WASHINGTON -- When the government of Vietnam opened its first diplomatic office here last week, the chief of liaison was met with angry shouts from protesters. In the days that followed, however, the downtown suite of offices has filled up with flowers from U.S. companies eager to do business with the former foe.
As Vietnam and the United States move gingerly toward full diplomatic ties, the strains of the past and the hopes for the future overlap awkwardly.
Le Van Bang, the chief of the new, six-person liaison office, describes his role as helping to tell America of how Vietnam has moved on since the Communists emerged victorious and unified the country nearly 20 years ago. As he shows a visitor around the largely empty downtown suite of offices, decorated with tapestries of pagodas and the orange-and-yellow Vietnamese flag, he stopped to read cards from some of the floral tributes.
"All these flowers are from American companies," said Mr. Bang. "For instance, this one is from a company that clears mines from the ground."
Hanoi's representative to the United Nations for the past three years, Mr. Bang said that 80 percent of his time was spent trying to smooth relations between the United States and Vietnam. During those years, he traveled around the United States, meeting with Vietnamese-Americans, American business people and veterans' groups to promote the image of a new Vietnam.
"I tell people about the new foreign policy to be friends with
everyone," said Mr.

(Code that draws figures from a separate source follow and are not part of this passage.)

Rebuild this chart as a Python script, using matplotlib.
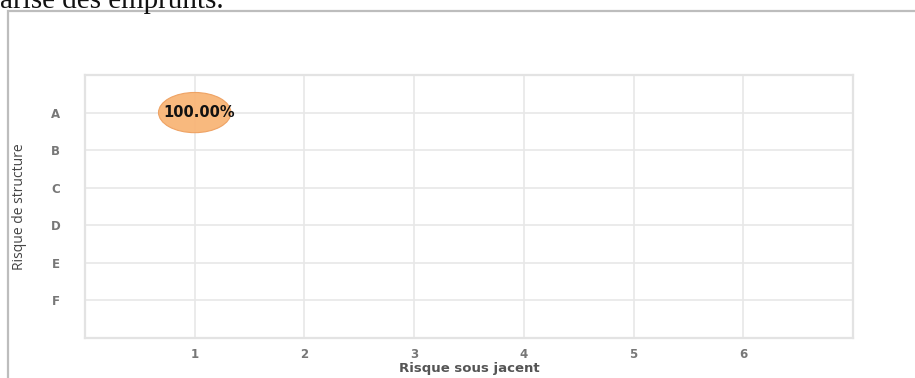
import numpy as np
import matplotlib.pyplot as plt
from matplotlib.patches import Ellipse, Rectangle

# data
x_ticks = [1, 2, 3, 4, 5, 6]
y_cats = ['A', 'B', 'C', 'D', 'E', 'F']
bubble_x = [1]
bubble_y = ['A']
bubble_pct = [100.0]

W, H = 915, 378
fig = plt.figure(figsize=(W / 100, H / 100), dpi=100)

# frame around the embedded chart
fig.patches.append(Rectangle((8 / W, -0.05), 1.2, 1 - 11 / H + 0.05,
                             transform=fig.transFigure, fill=False,
                             edgecolor='#bdbdbd', linewidth=1.6))
# clipped caption line above
fig.text(0.0, 1 - 8 / H, 'arise des emprunts.', family='Liberation Serif',
         fontsize=21, va='baseline', ha='left', color='#111111')

ax = fig.add_axes([85 / W, 1 - 338 / H, (853 - 85) / W, (338 - 75) / H])
ax.set_xlim(0, 7)
ax.set_ylim(0, 7)

ypos = {c: 6 - i for i, c in enumerate(y_cats)}
ax.set_xticks(x_ticks)
ax.set_yticks([ypos[c] for c in y_cats])
ax.set_yticklabels(y_cats)
ax.grid(True, color='#e8e8e8', linewidth=1.2)
ax.set_axisbelow(True)
for s in ax.spines.values():
    s.set_color('#e3e3e3')
    s.set_linewidth(1.6)
ax.tick_params(length=0, colors='#777777', labelsize=8.5)
for lab in ax.get_xticklabels() + ax.get_yticklabels():
    lab.set_fontweight('bold')
ax.tick_params(axis='x', pad=7)
for lab in ax.get_yticklabels():
    lab.set_horizontalalignment('center')
ax.tick_params(axis='y', pad=21)

for bx, by, p in zip(bubble_x, bubble_y, bubble_pct):
    yy = ypos[by]
    ax.add_patch(Ellipse((bx, yy), 0.66, 1.07, facecolor='#f8b577',
                         edgecolor='#eea060', linewidth=0.8, alpha=0.95, zorder=3))
    ax.text(bx + 0.04, yy, f'{p:.2f}%', ha='center', va='center', fontsize=10.5,
            fontweight='bold', color='#111111', zorder=4)

ax.set_xlabel('Risque sous jacent', fontsize=9.5, fontweight='bold',
              color='#555555', labelpad=1)
ax.set_ylabel('Risque de structure', family='Open Sans', fontsize=10,
              color='#444444', labelpad=17)

fig.savefig('out.png', dpi=100)
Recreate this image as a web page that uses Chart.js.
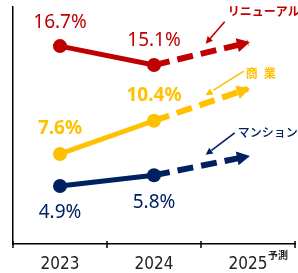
<!DOCTYPE html>
<html>
<head>
<meta charset="utf-8">
<script src="https://cdn.jsdelivr.net/npm/chart.js@4"></script>
<style>
  html, body { margin: 0; padding: 0; background: #fff; }
  #wrap { width: 298px; height: 273px; }
</style>
</head>
<body>
<div id="wrap"><canvas id="trendChart"></canvas></div>
<script>
// data
const years = ['2023', '2024', '2025'];
const renewal = [16.7, 15.1, null];
const renewalForecast = [null, 15.1, 17.0];
const commercial = [7.6, 10.4, null];
const commercialForecast = [null, 10.4, 13.1];
const condo = [4.9, 5.8, null];
const condoForecast = [null, 5.8, 7.4];
const seriesNames = ['リニューアル', '商\u2002業', 'マンション'];
const forecastNote = '予測';

const RED = '#C00000', YELLOW = '#FFC000', NAVY = '#002060';
const seriesColors = [RED, YELLOW, NAVY];
const labelWeights = ['normal', 'bold', 'normal'];
const labelOffsets = [-24, -25, 27];      // value label above / below the point
const nameWeights = ['bold', 'bold', '500'];
// pointer arrow: tip above the dashed line, tail and text relative to tip
const pointers = [
  { lift: 9,  tail: [19, -22], text: [3, -10] },
  { lift: 8,  tail: [38, -24], text: [2, 2] },
  { lift: 10, tail: [29, -22], text: [3, 0] }
];

function solid(data, color) {
  return {
    data: data, borderColor: color, backgroundColor: color,
    borderWidth: 5, pointRadius: 7, pointHoverRadius: 7,
    pointBackgroundColor: color, pointBorderWidth: 0, spanGaps: false
  };
}
function dashed(data, color) {
  return {
    data: data, borderColor: color, backgroundColor: color,
    borderWidth: 6, borderDash: [16, 8], borderCapStyle: 'butt',
    pointRadius: 0, pointHoverRadius: 0, spanGaps: false
  };
}

function arrowHead(ctx, x1, y1, x2, y2, len, half, color) {
  const a = Math.atan2(y2 - y1, x2 - x1);
  ctx.save();
  ctx.translate(x2, y2);
  ctx.rotate(a);
  ctx.fillStyle = color;
  ctx.beginPath();
  ctx.moveTo(0, 0);
  ctx.lineTo(-len, -half);
  ctx.lineTo(-len, half);
  ctx.closePath();
  ctx.fill();
  ctx.restore();
}

const decorations = {
  id: 'decorations',
  afterDatasetsDraw(chart) {
    const ctx = chart.ctx;
    const xs = chart.scales.x;
    const area = chart.chartArea;

    // tick marks across the x axis at category boundaries
    ctx.save();
    ctx.strokeStyle = '#000';
    ctx.lineWidth = 1.5;
    const n = years.length;
    for (let i = 0; i <= n; i++) {
      const x = xs.left + i * (xs.right - xs.left) / n;
      ctx.beginPath();
      ctx.moveTo(x, area.bottom - 3);
      ctx.lineTo(x, area.bottom + 4);
      ctx.stroke();
    }
    ctx.restore();

    for (let s = 0; s < 3; s++) {
      const color = seriesColors[s];
      const act = chart.getDatasetMeta(s * 2).data;
      const fc = chart.getDatasetMeta(s * 2 + 1).data;
      const values = chart.data.datasets[s * 2].data;

      // value labels
      ctx.save();
      ctx.fillStyle = color;
      ctx.font = labelWeights[s] + ' 19px "Noto Sans", sans-serif';
      ctx.textAlign = 'center';
      ctx.textBaseline = 'middle';
      for (let i = 0; i < values.length; i++) {
        if (values[i] == null) continue;
        ctx.fillText(values[i].toFixed(1) + '%', act[i].x, act[i].y + labelOffsets[s]);
      }
      ctx.restore();

      // forecast arrow head
      const p1 = fc[1], p2 = fc[2];
      const d = Math.hypot(p2.x - p1.x, p2.y - p1.y);
      const ux = (p2.x - p1.x) / d, uy = (p2.y - p1.y) / d;
      arrowHead(ctx, p1.x, p1.y, p2.x + ux * 2, p2.y + uy * 2, 13, 7, color);

      // pointer arrow with series name
      const pc = pointers[s];
      const mx = p1.x + 0.55 * (p2.x - p1.x);
      const my = p1.y + 0.55 * (p2.y - p1.y);
      const tipX = mx, tipY = my - pc.lift;
      const tailX = tipX + pc.tail[0], tailY = tipY + pc.tail[1];
      ctx.save();
      ctx.strokeStyle = color;
      ctx.lineWidth = 1.6;
      ctx.beginPath();
      ctx.moveTo(tailX, tailY);
      ctx.lineTo(tipX + (tailX - tipX) * 0.2, tipY + (tailY - tipY) * 0.2);
      ctx.stroke();
      ctx.restore();
      arrowHead(ctx, tailX, tailY, tipX, tipY, 7, 3.5, color);

      ctx.save();
      ctx.fillStyle = color;
      ctx.font = nameWeights[s] + ' 12px "Noto Sans CJK JP", sans-serif';
      ctx.textAlign = 'left';
      ctx.textBaseline = 'middle';
      ctx.fillText(seriesNames[s], tailX + pc.text[0], tailY + pc.text[1]);
      ctx.restore();
    }

    // forecast note next to the last year
    const lastX = xs.getPixelForValue(years.length - 1);
    ctx.save();
    ctx.fillStyle = '#222';
    ctx.font = 'bold 10px "Noto Sans CJK JP", sans-serif';
    ctx.textAlign = 'left';
    ctx.textBaseline = 'middle';
    ctx.fillText(forecastNote, lastX + 20, area.bottom + 11);
    ctx.restore();
  }
};

const chart = new Chart(document.getElementById('trendChart'), {
  type: 'line',
  data: {
    labels: years,
    datasets: [
      solid(renewal, RED), dashed(renewalForecast, RED),
      solid(commercial, YELLOW), dashed(commercialForecast, YELLOW),
      solid(condo, NAVY), dashed(condoForecast, NAVY)
    ]
  },
  options: {
    responsive: true,
    maintainAspectRatio: false,
    animation: false,
    events: [],
    layout: {
      autoPadding: false,
      padding: { left: 13, right: 3, top: 7, bottom: -12 }
    },
    plugins: { legend: { display: false }, tooltip: { enabled: false } },
    scales: {
      x: {
        offset: true,
        grid: { display: false, drawTicks: false },
        border: { display: true, color: '#000', width: 1.5 },
        ticks: {
          padding: 12,
          color: '#222',
          font: { family: '"Liberation Sans Narrow", "DejaVu Sans Condensed", "Liberation Sans", sans-serif', size: 17, lineHeight: 1 }
        }
      },
      y: {
        min: 0, max: 20,
        grid: { display: false, drawTicks: false },
        border: { display: true, color: '#000', width: 1.5 },
        ticks: { display: false }
      }
    }
  },
  plugins: [decorations]
});
</script>
</body>
</html>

Bang. "Many are surprised when I tell them we are now a free market economy, that we encourage private ownership."
It is also his job to help resolve the issue of Americans still missing in Vietnam.
State Department officials say that lack of progress on the issue of American soldiers still listed as missing in action and other Americans unaccounted for is the main stumbling block on the road to full diplomatic relations.
On Friday, a State Department official said that while the United States is heartened by Vietnam's increased cooperation, returning 61 sets of remains of Americans over the past year, "the remains of 2,100 servicemen are still missing, and further steps towards diplomatic normalization will not continue unless there is tangible progress."
Mr. Bang also tries to help Americans caught in Vietnam's red tape. One of the first phone calls he received in his new post was from a representative of the Vietnam Veterans of America, who was calling because he was having a problem securing visas for a delegation to visit Vietnam.
Mr. Bang is swift to describe the warm relations he enjoys with groups like the Vietnam Veterans of America. But Paul Skogland, the executive director of Vietnam Veterans of America, stopped short of calling the increased diplomatic relations a positive development. "Once something's a done deal," he said, "we try to make the best of it."